NATO is making up Russian threat to justify its own existence – former French intel chief
NATO became obsolete after the collapse of the Soviet Union and the bloc is purposefully representing Russia as a security threat to justify its own existence, Yves Bonnet, former head of French counter-intelligence, told RT.
The Russians “are no longer ‘villains,’ the Soviet threat has vanished – primarily because the USSR doesn’t exist anymore,” Bonnet said.
The claims of Moscow’s aggressive behavior coming from the US-led military bloc’s officials are “exaggerated,” the former head of Directorate of Territorial Surveillance, or DST as its French abbreviation goes, which was dissolved in 2008, added.

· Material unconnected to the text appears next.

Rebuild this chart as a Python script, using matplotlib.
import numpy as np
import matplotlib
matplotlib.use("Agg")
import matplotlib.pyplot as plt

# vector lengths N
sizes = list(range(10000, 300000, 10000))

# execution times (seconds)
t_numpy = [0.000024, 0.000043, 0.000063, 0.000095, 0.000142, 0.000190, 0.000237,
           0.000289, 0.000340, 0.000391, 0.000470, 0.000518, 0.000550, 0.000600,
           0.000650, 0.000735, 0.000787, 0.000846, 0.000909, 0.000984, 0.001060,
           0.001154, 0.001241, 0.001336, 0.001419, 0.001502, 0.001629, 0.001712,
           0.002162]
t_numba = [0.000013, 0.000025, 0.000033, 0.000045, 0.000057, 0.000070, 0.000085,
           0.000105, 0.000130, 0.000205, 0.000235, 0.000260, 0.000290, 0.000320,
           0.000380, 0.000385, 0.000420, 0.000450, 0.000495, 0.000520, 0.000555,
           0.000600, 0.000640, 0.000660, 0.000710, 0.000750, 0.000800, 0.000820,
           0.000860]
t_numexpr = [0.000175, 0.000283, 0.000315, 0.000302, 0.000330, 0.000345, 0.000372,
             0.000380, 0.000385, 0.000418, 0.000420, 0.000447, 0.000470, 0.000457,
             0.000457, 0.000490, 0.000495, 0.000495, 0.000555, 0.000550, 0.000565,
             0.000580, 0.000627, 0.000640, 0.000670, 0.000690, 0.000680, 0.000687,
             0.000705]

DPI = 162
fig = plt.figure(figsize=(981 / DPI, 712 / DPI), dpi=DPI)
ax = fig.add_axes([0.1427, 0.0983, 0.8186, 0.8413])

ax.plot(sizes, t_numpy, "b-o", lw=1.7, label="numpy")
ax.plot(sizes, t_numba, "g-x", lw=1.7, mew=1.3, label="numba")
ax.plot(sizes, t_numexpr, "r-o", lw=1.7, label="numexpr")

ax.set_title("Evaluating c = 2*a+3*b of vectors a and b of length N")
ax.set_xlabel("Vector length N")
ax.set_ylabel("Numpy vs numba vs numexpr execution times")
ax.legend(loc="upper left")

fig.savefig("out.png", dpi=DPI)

“I believe that NATO intentionally fuels the perception of Russia as a threat… Like any organization, the North Atlantic Alliance wants to continue existing and the only reason for prolonging its existence is you… the Russians,” he said.
Picturing Russia as in international menace “doesn’t work anymore. I can assure you that the French people, fortunately, no longer believe it,” Bonnet added.
The former intelligence chief told French-language media outlet RT en Français that he was “very sad that France has again joined NATO.”
Paris withdrew from NATO in 1966 due to questioning its ability to resist the Soviet Union and developing its own nuclear deterrent, and only returned to the bloc 30 years later.
In the current historic moment, NATO “isn’t a useful organization, but a dangerous one,” Bonnet said, adding that “the North Atlantic Alliance should be disbanded altogether.”
“I saw what NATO did in Yugoslavia [in 1999], waging a war there without an international warrant… Now NATO is invading Afghanistan, although this country isn’t in the North Atlantic,” he said.
The intelligence veteran slammed the bloc’s policies towards Russia, saying that “it makes no sense to make the Russians worry. It's completely pointless to make [the Russians] nervous. Don’t tease the ‘Russian bear.’”
He also dismissed claims that Russia tried to meddle with the French presidential elections, voiced shortly before the April 23 vote by the candidate of successful candidate Emmanuel Macron.
“I think that it’s exactly the opposite. The Russians didn’t interfere in the French election. But there was an open influence on the presidential campaign from numerous financial interests, both French and international, in particular Israeli, who supported the presidential campaign of Emmanuel Macron,” Bonnet said.
He expressed regret that “for political reasons” Paris is neglecting cooperation with intelligence services of Russia, Syria and other countries that are “directly fighting against terrorism.”
Such international cooperation would be more effective in tackling extremism in France than the emergencies law and other measures currently imposed by the country’s’ authorities, the former intelligence chief said.